Aujourd’hui, c’est la mémoire de celles qui ont contribué à l’avancement des Comores, mais qui ne sont plus là pour en parler, que je souhaite invoquer. Mes connaissances en histoire comorienne sont rudimentaires mais cela ne m’a réellement interpellée que lorsque j’ai lutté pour trouver des noms de comoriennes entrées dans l’histoire. Les esprits chagrins pourraient répondre “et si aucune comorienne n’avait fait quoi que ce soit pour le mériter ?”.
Mais même les critiques de très mauvaise foi ne peuvent nier que la probabilité qu’un pays ait pu progresser sans aucune contribution féminine, est nulle. Nous savons qu’il y avait des femmes dans les rangs des indépendantistes, qu’elles ont fait partie de la résistance anticoloniale.
Nous savons que des femmes ont inventé une quantité de remèdes, d’outils, d’expressions, que des femmes ont été pionnières dans bien des domaines: première à conduire, première à voter, première à diriger, première ministre, première à exercer la médecine, première à devenir milliardaire.
L’indépendance reconnaît plusieurs pères mais n’aurait pas été enfantée par l’entremise de femmes ? Qu’est-il advenu de nos bâtisseuses, nos inventrices, nos militantes, nos historiennes orales, nos guérisseuses ? L’histoire ne retiendra pas leurs noms. Est-ce un hasard ? Je ne crois pas. Est-ce une fatalité ? Certainement pas.
Les historiens comoriens entreprennent sous nos yeux le long travail d’écriture de notre histoire, dans chaque événement, à chaque tournant, qu’ils s’interrogent: où étaient les femmes ? Que faisaient les femmes ? Cet événement aurait-il pu se produire sans elles ? Car nous sommes là, bien que largement ignorées, nous sommes bel et bien actrices du développement aux côtés des hommes.
Mais ce n’est pas seulement aux historiens de faire réapparaître les figures historiques féminines dans nos mémoires. Nous avons tous un rôle à jouer. Que l’on s’interroge tous: “quelles femmes se sont illustrées dans ma famille ?”.
Des noms, des personnalités émergeront. Et dans chaque village et chaque région, on pourrait s’enorgueillir d’avoir été le berceau qui a donné naissance à de telles figures. Ces noms émergeraient du passé, sortiraient de l’anonyme tombe où nous les avons reléguées, pour passer à la postérité.

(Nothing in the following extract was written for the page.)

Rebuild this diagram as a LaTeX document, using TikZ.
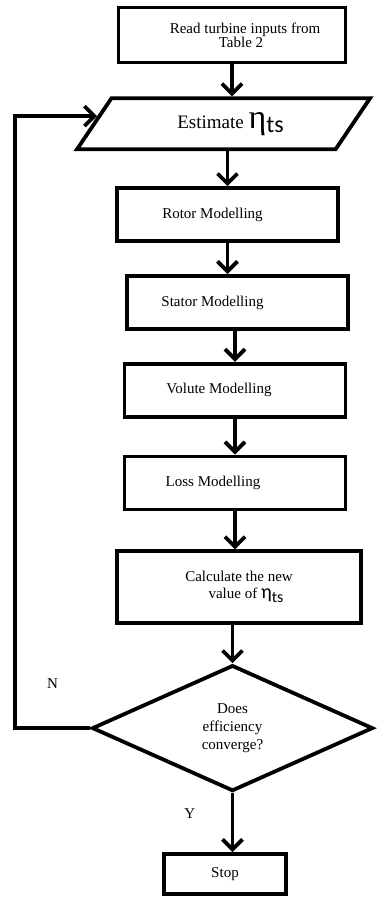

Je commence. Je voudrais rendre hommage aux femmes qui ont marqué l’histoire familiale. Ma mère, Ralia Aboudou Dafiné, avait créé son mouvement politique et s’était présentée aux législatives à 30 ans.
Ma grand-mère maternelle, Salima Mmadi Ibouroi, qui a appris à lire, écrire et compter en autodidacte, n’ayant pas eu le droit d’aller à l’école. Ma coco fut longtemps la gardienne de but attitrée de l’équipe de son quartier pendant sa jeunesse à Madagascar.
Avoir été privée d’éducation et mariée à 15 ans, ne l’ont pas empêché de créer des commerces florissants une fois adulte, de militer pour le parti Vert, d’être l’une des premières comoriennes à conduire une voiture, puis une Vespa, puis un taxi, tout en continuant à assouvir sa passion pour le football.
Mon arrière grande tante maternelle, Paouni Hadamou surnommée “De Gaulle” car elle fut la seule civile a être parvenue à faire la traversée entre les Comores et Madagascar à bord d’un navire militaire qui transportait également le Général.
Mon arrière-arrière grand mère, Moina Fatima Mbae, fut la première femme fundi à ouvrir un palashio à Ikoni. Ceci n’est qu’un aperçu infime des accomplissements formidables des femmes à ma petite échelle, sur une seule branche et un seul village.
Combien de mes cocos à Ntsaweni, Fumbuni, Majunga ou Zanzibar se sont-elles illustrées à leur époque en défiant les normes et ouvrant la voie pour nous ? Combien des vôtres ? Les connaissez-vous ? Partagez leur mémoire avec nous, aidez-nous à remplir le vide immense laissé dans notre histoire par leur absence.